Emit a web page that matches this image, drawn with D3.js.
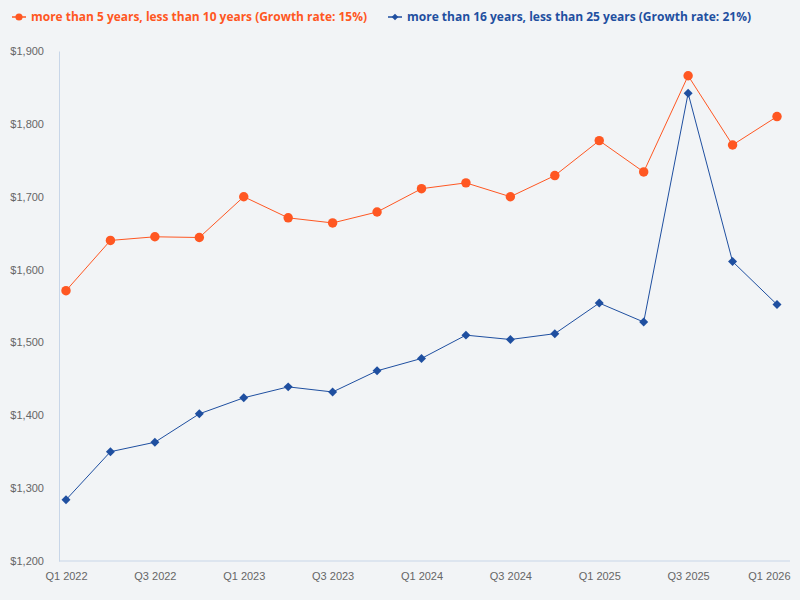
<!DOCTYPE html>
<html>
<head>
<meta charset="utf-8">
<script src="https://cdn.jsdelivr.net/npm/d3@7"></script>
<style>
  body { margin: 0; background: #f2f4f6; }
  svg { display: block; font-family: "Open Sans", sans-serif; }
</style>
</head>
<body>
<svg id="chart" width="800" height="600"></svg>
<script>
var quarters = ['Q1 2022', 'Q2 2022', 'Q3 2022', 'Q4 2022', 'Q1 2023', 'Q2 2023', 'Q3 2023', 'Q4 2023',
  'Q1 2024', 'Q2 2024', 'Q3 2024', 'Q4 2024', 'Q1 2025', 'Q2 2025', 'Q3 2025', 'Q4 2025', 'Q1 2026'];
var fiveToTen = [1571, 1640, 1645, 1644, 1700, 1671, 1664, 1679, 1711, 1719, 1700, 1729, 1777, 1734, 1866, 1771, 1810];
var sixteenToTwentyFive = [1284, 1350, 1363, 1402, 1424, 1439, 1432, 1461, 1478, 1510, 1504, 1512, 1554, 1528, 1842, 1611, 1552];
var yTicks = [1200, 1300, 1400, 1500, 1600, 1700, 1800, 1900];
var xTickLabels = ['Q1 2022', 'Q3 2022', 'Q1 2023', 'Q3 2023', 'Q1 2024', 'Q3 2024', 'Q1 2025', 'Q3 2025', 'Q1 2026'];

var series = [
  { name: 'more than 5 years, less than 10 years (Growth rate: 15%)', values: fiveToTen, color: '#ff5722', shape: 'circle' },
  { name: 'more than 16 years, less than 25 years (Growth rate: 21%)', values: sixteenToTwentyFive, color: '#1f4fa0', shape: 'diamond' }
];

var svg = d3.select('#chart');

var x = d3.scalePoint().domain(quarters).range([66, 777]);
var y = d3.scaleLinear().domain([1200, 1900]).range([561, 51]);

// axes
var yAxis = svg.append('g')
  .attr('transform', 'translate(59,0)')
  .call(d3.axisLeft(y).tickValues(yTicks).tickSize(0).tickPadding(15).tickFormat(function(d) { return '$' + d3.format(',')(d); }));
yAxis.select('.domain').attr('stroke', '#c8d6e8');
yAxis.selectAll('text').attr('fill', '#666').style('font-size', '11px');

var xAxis = svg.append('g')
  .attr('transform', 'translate(0,561)')
  .call(d3.axisBottom(x).tickValues(xTickLabels).tickSize(0).tickPadding(11));
xAxis.select('.domain').attr('d', 'M59,0H790').attr('stroke', '#c8d6e8');
xAxis.selectAll('text').attr('fill', '#666').style('font-size', '11px');
// keep the last label inside the plot, like the original
xAxis.selectAll('text').filter(function(d) { return d == 'Q1 2026'; })
  .attr('text-anchor', 'end').attr('x', 13);

var line = d3.line()
  .x(function(d, i) { return x(quarters[i]); })
  .y(function(d) { return y(d); });

var circleSym = d3.symbol().type(d3.symbolCircle).size(70);
var diamondSym = d3.symbol().type(d3.symbolSquare).size(40);

series.forEach(function(s) {
  svg.append('path')
    .datum(s.values)
    .attr('fill', 'none')
    .attr('stroke', s.color)
    .attr('stroke-width', 1)
    .attr('d', line);

  svg.selectAll(null)
    .data(s.values)
    .enter().append('path')
    .attr('transform', function(d, i) {
      return 'translate(' + x(quarters[i]) + ',' + y(d) + ')' + (s.shape == 'diamond' ? ' rotate(45)' : '');
    })
    .attr('d', s.shape == 'circle' ? circleSym : diamondSym)
    .attr('fill', s.color);
});

// legend
var legendX = [12, 388];
series.forEach(function(s, i) {
  var g = svg.append('g').attr('transform', 'translate(' + legendX[i] + ',17)');
  g.append('line').attr('x1', 0).attr('x2', 14).attr('stroke', s.color).attr('stroke-width', 1.5);
  g.append('path')
    .attr('transform', 'translate(7,0)' + (s.shape == 'diamond' ? ' rotate(45)' : ''))
    .attr('d', s.shape == 'circle' ? d3.symbol().type(d3.symbolCircle).size(40) : d3.symbol().type(d3.symbolSquare).size(22))
    .attr('fill', s.color);
  g.append('text')
    .attr('x', 19)
    .attr('dy', '0.35em')
    .attr('fill', s.color)
    .style('font-size', '12px')
    .style('font-weight', 'bold')
    .attr('textLength', i == 0 ? 336 : 344)
    .attr('lengthAdjust', 'spacingAndGlyphs')
    .text(s.name);
});
</script>
</body>
</html>
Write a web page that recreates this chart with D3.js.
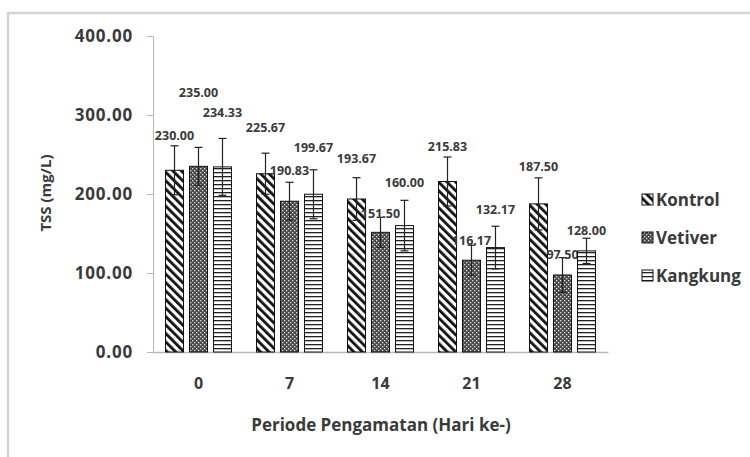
<!DOCTYPE html>
<html>
<head>
<meta charset="utf-8">
<script src="https://cdn.jsdelivr.net/npm/d3@7"></script>
<style>
  body { margin: 0; background: #fff; }
  text { font-family: "Open Sans", "Noto Sans", sans-serif; font-weight: bold; fill: #3a3a3a; }
</style>
</head>
<body>
<svg width="750" height="457"></svg>
<script>
// data
const days = ['0', '7', '14', '21', '28'];
const seriesNames = ['Kontrol', 'Vetiver', 'Kangkung'];
const kontrol = [230.00, 225.67, 193.67, 215.83, 187.50];
const vetiver = [235.00, 190.83, 151.50, 116.17, 97.50];
const kangkung = [234.33, 199.67, 160.00, 132.17, 128.00];
const kontrolErr = [31, 26, 27, 31, 33];
const vetiverErr = [24, 24, 19, 19, 22];
const kangkungErr = [36, 31, 32, 27, 16];
const yTicks = [0, 100, 200, 300, 400];

// label lift above bar top (px), as placed in the original
const labelLift = [
    [35, 46, 40, 35, 37],
    [74, 31, 19, 20, 20],
    [54, 47, 43, 38, 20]
];

const svg = d3.select("svg");
const values = [kontrol, vetiver, kangkung];
const errors = [kontrolErr, vetiverErr, kangkungErr];

// outer frame
svg.append("rect")
    .attr("x", 8).attr("y", 13)
    .attr("width", 760).attr("height", 460)
    .attr("fill", "#fff")
    .attr("stroke", "#d4d4d4")
    .attr("stroke-width", 2.5);

// patterns
const defs = svg.append("defs");
// wide downward diagonal
const p0 = defs.append("pattern").attr("id", "pat0")
    .attr("patternUnits", "userSpaceOnUse").attr("width", 6).attr("height", 6)
    .attr("patternTransform", "rotate(-45)");
p0.append("rect").attr("width", 6).attr("height", 6).attr("fill", "#fff");
p0.append("rect").attr("x", 0).attr("width", 2.8).attr("height", 6).attr("fill", "#111");

// dotted dark grid
const p1 = defs.append("pattern").attr("id", "pat1")
    .attr("patternUnits", "userSpaceOnUse").attr("width", 4).attr("height", 4);
p1.append("rect").attr("width", 4).attr("height", 4).attr("fill", "#4a4a4a");
p1.append("rect").attr("x", 0).attr("y", 0).attr("width", 1.3).attr("height", 1.3).attr("fill", "#ddd");
p1.append("rect").attr("x", 2).attr("y", 2).attr("width", 1.3).attr("height", 1.3).attr("fill", "#ddd");

// narrow horizontal
const p2 = defs.append("pattern").attr("id", "pat2")
    .attr("patternUnits", "userSpaceOnUse").attr("width", 4).attr("height", 4);
p2.append("rect").attr("width", 4).attr("height", 4).attr("fill", "#fff");
p2.append("rect").attr("y", 0).attr("width", 4).attr("height", 1.3).attr("fill", "#222");

// scales
const x = d3.scaleBand().domain(days).range([153, 608])
    .paddingInner(0.275).paddingOuter(0.1375);
const xs = d3.scaleBand().domain(d3.range(3)).range([0, x.bandwidth()])
    .paddingInner(0.25);
const y = d3.scaleLinear().domain([0, 400]).range([352, 36]);

// y axis
const yAxis = svg.append("g").attr("transform", "translate(153,0)")
    .call(d3.axisLeft(y).tickValues(yTicks).tickFormat(d3.format(".2f"))
        .tickSize(6).tickPadding(14));
yAxis.select(".domain").attr("stroke", "#b8b8b8");
yAxis.selectAll(".tick line").attr("stroke", "#b8b8b8");
yAxis.selectAll("text").style("font-size", "17px").attr("fill", "#3a3a3a")
    .style("letter-spacing", "0.8px")
    .style("font-family", "'Open Sans', sans-serif").style("font-weight", "bold");

// x axis
const xAxis = svg.append("g").attr("transform", "translate(0,352)")
    .call(d3.axisBottom(x).tickSize(0).tickPadding(26));
xAxis.select(".domain").attr("stroke", "#b8b8b8").attr("stroke-width", 1.5);
xAxis.selectAll("text").style("font-size", "16px").attr("fill", "#3a3a3a")
    .style("font-family", "'Open Sans', sans-serif").style("font-weight", "bold");

// bars, error bars, labels
values.forEach((vals, s) => {
    const g = svg.append("g");
    vals.forEach((v, i) => {
        const bx = x(days[i]) + xs(s);
        const bw = xs.bandwidth();
        const cx = bx + bw / 2;
        g.append("rect")
            .attr("x", bx).attr("y", y(v))
            .attr("width", bw).attr("height", y(0) - y(v))
            .attr("fill", `url(#pat${s})`)
            .attr("stroke", "#111").attr("stroke-width", 1);
        const e = errors[s][i];
        g.append("line")
            .attr("x1", cx).attr("x2", cx)
            .attr("y1", y(v + e)).attr("y2", y(v - e))
            .attr("stroke", "#222").attr("stroke-width", 1.2);
        g.append("line")
            .attr("x1", cx - 4).attr("x2", cx + 4)
            .attr("y1", y(v + e)).attr("y2", y(v + e))
            .attr("stroke", "#222").attr("stroke-width", 1.2);
        g.append("line")
            .attr("x1", cx - 4).attr("x2", cx + 4)
            .attr("y1", y(v - e)).attr("y2", y(v - e))
            .attr("stroke", "#222").attr("stroke-width", 1.2);
        g.append("text")
            .attr("x", cx).attr("y", y(v) - labelLift[s][i])
            .attr("dy", "0.35em")
            .attr("text-anchor", "middle")
            .style("font-size", "12.5px")
            .text(v.toFixed(2));
    });
});

// axis titles
svg.append("text")
    .attr("transform", "translate(46,193) rotate(-90)")
    .attr("text-anchor", "middle")
    .attr("dy", "0.35em")
    .style("font-size", "15px")
    .text("TSS (mg/L)");

svg.append("text")
    .attr("x", 381).attr("y", 425)
    .attr("dy", "0.35em")
    .attr("text-anchor", "middle")
    .style("font-size", "17px")
    .text("Periode Pengamatan (Hari ke-)");

// legend
const legend = svg.append("g").attr("transform", "translate(642,200)");
seriesNames.forEach((name, s) => {
    const item = legend.append("g").attr("transform", `translate(0,${s * 38})`);
    item.append("rect")
        .attr("x", 0).attr("y", -6)
        .attr("width", 11).attr("height", 11)
        .attr("fill", `url(#pat${s})`)
        .attr("stroke", "#111").attr("stroke-width", 1);
    item.append("text")
        .attr("x", 14).attr("y", 0)
        .attr("dy", "0.35em")
        .style("font-size", "17px")
        .text(name);
});
</script>
</body>
</html>
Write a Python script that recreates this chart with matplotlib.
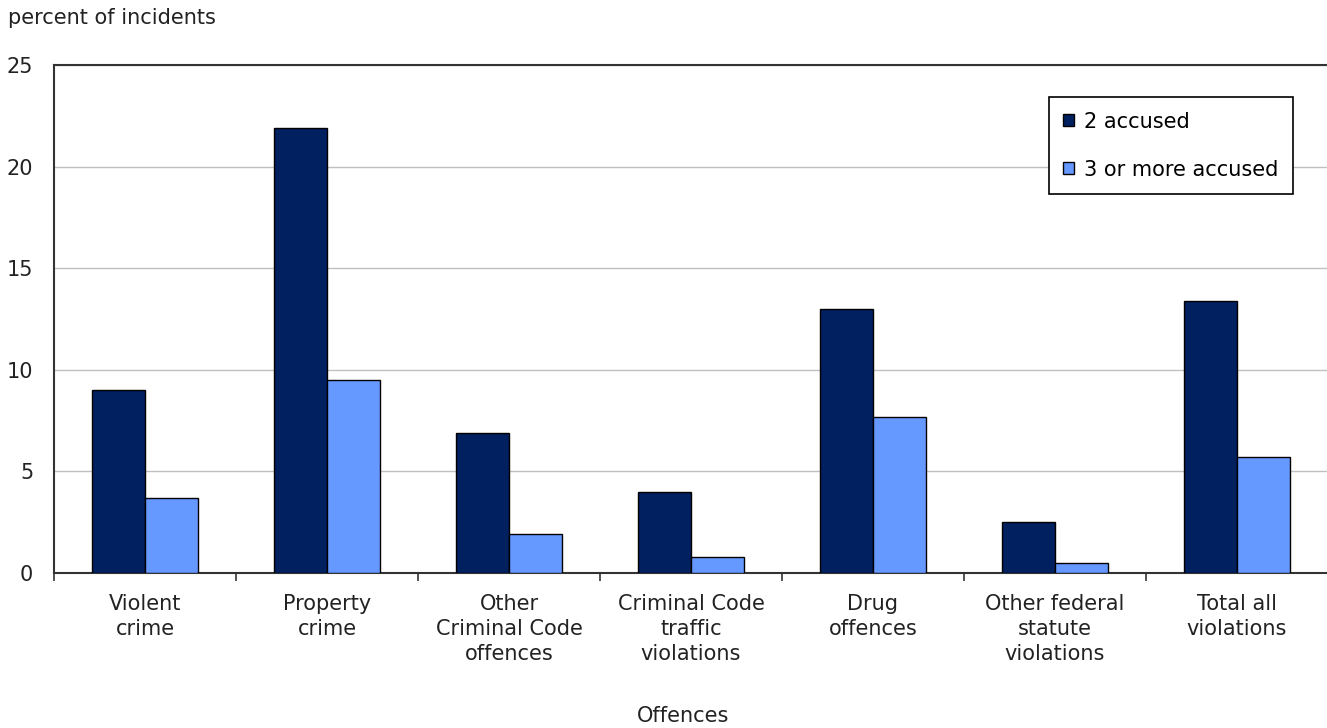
import matplotlib.pyplot as plt
import numpy as np

categories = ["Violent\ncrime", "Property\ncrime", "Other\nCriminal Code\noffences",
              "Criminal Code\ntraffic\nviolations", "Drug\noffences",
              "Other federal\nstatute\nviolations", "Total all\nviolations"]
two_accused = [9.0, 21.9, 6.9, 4.0, 13.0, 2.5, 13.4]
three_plus = [3.7, 9.5, 1.9, 0.8, 7.7, 0.5, 5.7]
yticks = [0, 5, 10, 15, 20, 25]

dark = '#002060'
light = '#6699ff'
fs = 15

fig = plt.figure(figsize=(13.27, 7.28), dpi=100)
ax = fig.add_axes([54/1327, 1-573/728, 1274/1327, 508/728])

x = np.arange(len(categories))
w = 0.29
ax.bar(x - w/2, two_accused, w, color=dark, edgecolor='black', linewidth=1, label='2 accused', zorder=3)
ax.bar(x + w/2, three_plus, w, color=light, edgecolor='black', linewidth=1, label='3 or more accused', zorder=3)

ax.set_xlim(-0.5, len(categories) - 0.5)
ax.set_ylim(0, 25)
ax.set_yticks(yticks)
ax.tick_params(axis='y', length=0, pad=15, labelsize=fs, colors='#222222')
ax.yaxis.grid(True, color='#c0c0c0', linewidth=1)
ax.set_axisbelow(True)

ax.set_xticks(np.arange(len(categories) + 1) - 0.5)
ax.set_xticklabels([])
ax.tick_params(axis='x', length=6, width=1.2, direction='out', color='#333333')
for i, lab in enumerate(categories):
    ax.text(i, -1.05, lab, ha='center', va='top', fontsize=fs, color='#222222',
            linespacing=1.3, transform=ax.transData)

for s in ['left', 'bottom', 'top']:
    ax.spines[s].set_color('#333333')
    ax.spines[s].set_linewidth(1.5)
ax.spines['right'].set_visible(False)

fig.text(8/1327, 1-18/728, 'percent of incidents', ha='left', va='center', fontsize=fs, color='#222222')
fig.text(683/1327, 1-716/728, 'Offences', ha='center', va='center', fontsize=fs, color='#222222')

leg = ax.legend(loc='upper right', bbox_to_anchor=(0.9725, 0.937), fontsize=fs,
                handlelength=0.5, handleheight=0.5, labelspacing=1.35, borderpad=0.7,
                handletextpad=0.5, borderaxespad=0, fancybox=False, framealpha=1, edgecolor='black')
leg.get_frame().set_linewidth(1.2)

plt.savefig('out.png', dpi=100)
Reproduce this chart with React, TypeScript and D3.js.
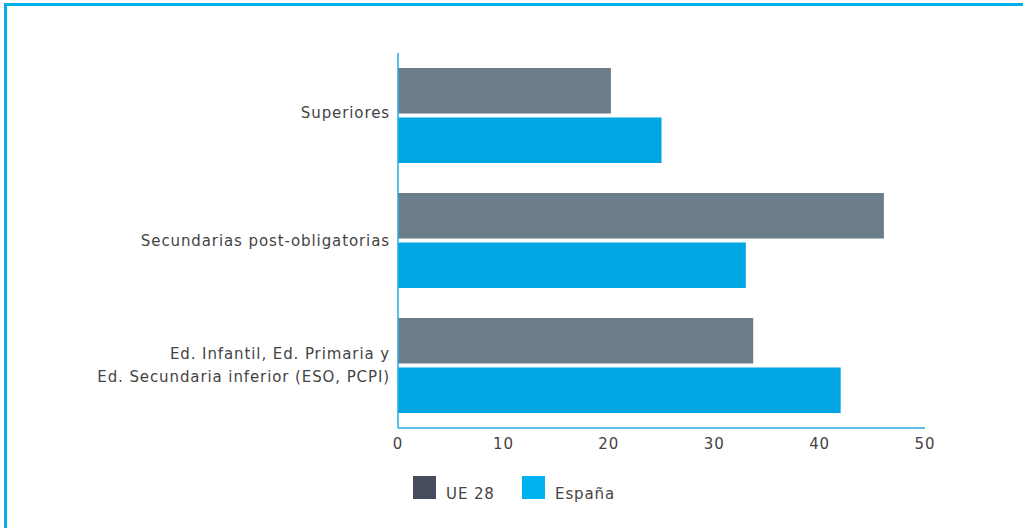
import React from 'react';
import * as d3 from 'd3';

// categories (top to bottom) and values
const categories = [
  'Superiores',
  'Secundarias post-obligatorias',
  'Ed. Infantil, Ed. Primaria y\nEd. Secundaria inferior (ESO, PCPI)',
];
const seriesNames = ['UE 28', 'España'];
const ue28 = [20.2, 46.1, 33.7];
const espana = [25.0, 33.0, 42.0];
const xTicks = [0, 10, 20, 30, 40, 50];

const barColors = ['#6a7d89', '#00a6e2'];
const legendColors = ['#464c5c', '#00b2ef'];

const width = 1023;
const height = 528;
const margin = { top: 53, right: 98, bottom: 100, left: 398 };
const font = "'DejaVu Sans', 'Open Sans', sans-serif";
const textColor = '#444';
const fontSize = 15;
const spacing = 0.9;

const App: React.FC = () => {
  const innerW = width - margin.left - margin.right;
  const innerH = height - margin.top - margin.bottom;

  const x = d3.scaleLinear().domain([0, 50]).range([0, innerW]);
  const y = d3.scaleBand<string>()
    .domain(categories)
    .range([0, innerH])
    .paddingInner(0.24)
    .paddingOuter(0.12);
  const ySub = d3.scaleBand<string>()
    .domain(seriesNames)
    .range([0, y.bandwidth()])
    .paddingInner(0.08);

  const values = [ue28, espana];

  return (
    <svg width={width} height={height} style={{ position: 'absolute', left: 0, top: 0, background: '#fff' }}>
      {/* frame */}
      <path d={`M5.5,${height + 5} V4.5 H${width + 5}`} fill="none" stroke="#00aee8" strokeWidth={3} />

      <g transform={`translate(${margin.left},${margin.top})`}>
        {/* bars */}
        {categories.map((c, i) =>
          seriesNames.map((s, j) => (
            <rect
              key={`${c}-${s}`}
              x={x(0)}
              y={(y(c) ?? 0) + (ySub(s) ?? 0)}
              width={x(values[j][i]) - x(0)}
              height={ySub.bandwidth()}
              fill={barColors[j]}
            />
          ))
        )}

        {/* category labels */}
        {categories.map((c, i) => {
          const lines = c.split('\n');
          const cy = (y(c) ?? 0) + y.bandwidth() / 2 - (i === 0 ? 3 : 0);
          return (
            <text
              key={c}
              x={-8}
              y={cy - ((lines.length - 1) * 23) / 2}
              textAnchor="end"
              dominantBaseline="central"
              fontFamily={font}
              fontSize={fontSize}
              letterSpacing={spacing}
              fill={textColor}
            >
              {lines.map((l, k) => (
                <tspan key={k} x={-8} dy={k === 0 ? 0 : 23}>{l}</tspan>
              ))}
            </text>
          );
        })}

        {/* axes */}
        <line x1={0} x2={0} y1={0} y2={innerH} stroke="#29abe2" strokeWidth={1.5} />
        <line x1={0} x2={innerW} y1={innerH} y2={innerH} stroke="#29abe2" strokeWidth={1.5} />
        {xTicks.map(t => (
          <text
            key={t}
            x={x(t)}
            y={innerH + 16}
            textAnchor="middle"
            dominantBaseline="central"
            fontFamily={font}
            fontSize={fontSize}
            letterSpacing={spacing}
            fill={textColor}
          >
            {t}
          </text>
        ))}
      </g>

      {/* legend */}
      {seriesNames.map((s, j) => {
        const lx = 413 + j * 109;
        return (
          <g key={s} transform={`translate(${lx},476)`}>
            <rect width={23} height={23} fill={legendColors[j]} />
            <text x={33} y={17.5} dominantBaseline="central" fontFamily={font} fontSize={fontSize} letterSpacing={spacing} fill={textColor}>{s}</text>
          </g>
        );
      })}
    </svg>
  );
};

export default App;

YOUR TASK: Go up to the line with "Write a Python" and retype exactly from there through the line with "ha='center', va='center', fontsize=fs, color='#222222')". Leave out pictures.

ANSWER FOR THE TASK:
Write a Python script that recreates this chart with matplotlib.
import matplotlib.pyplot as plt
import numpy as np

categories = ["Violent\ncrime", "Property\ncrime", "Other\nCriminal Code\noffences",
              "Criminal Code\ntraffic\nviolations", "Drug\noffences",
              "Other federal\nstatute\nviolations", "Total all\nviolations"]
two_accused = [9.0, 21.9, 6.9, 4.0, 13.0, 2.5, 13.4]
three_plus = [3.7, 9.5, 1.9, 0.8, 7.7, 0.5, 5.7]
yticks = [0, 5, 10, 15, 20, 25]

dark = '#002060'
light = '#6699ff'
fs = 15

fig = plt.figure(figsize=(13.27, 7.28), dpi=100)
ax = fig.add_axes([54/1327, 1-573/728, 1274/1327, 508/728])

x = np.arange(len(categories))
w = 0.29
ax.bar(x - w/2, two_accused, w, color=dark, edgecolor='black', linewidth=1, label='2 accused', zorder=3)
ax.bar(x + w/2, three_plus, w, color=light, edgecolor='black', linewidth=1, label='3 or more accused', zorder=3)

ax.set_xlim(-0.5, len(categories) - 0.5)
ax.set_ylim(0, 25)
ax.set_yticks(yticks)
ax.tick_params(axis='y', length=0, pad=15, labelsize=fs, colors='#222222')
ax.yaxis.grid(True, color='#c0c0c0', linewidth=1)
ax.set_axisbelow(True)

ax.set_xticks(np.arange(len(categories) + 1) - 0.5)
ax.set_xticklabels([])
ax.tick_params(axis='x', length=6, width=1.2, direction='out', color='#333333')
for i, lab in enumerate(categories):
    ax.text(i, -1.05, lab, ha='center', va='top', fontsize=fs, color='#222222',
            linespacing=1.3, transform=ax.transData)

for s in ['left', 'bottom', 'top']:
    ax.spines[s].set_color('#333333')
    ax.spines[s].set_linewidth(1.5)
ax.spines['right'].set_visible(False)

fig.text(8/1327, 1-18/728, 'percent of incidents', ha='left', va='center', fontsize=fs, color='#222222')
fig.text(683/1327, 1-716/728, 'Offences', ha='center', va='center', fontsize=fs, color='#222222')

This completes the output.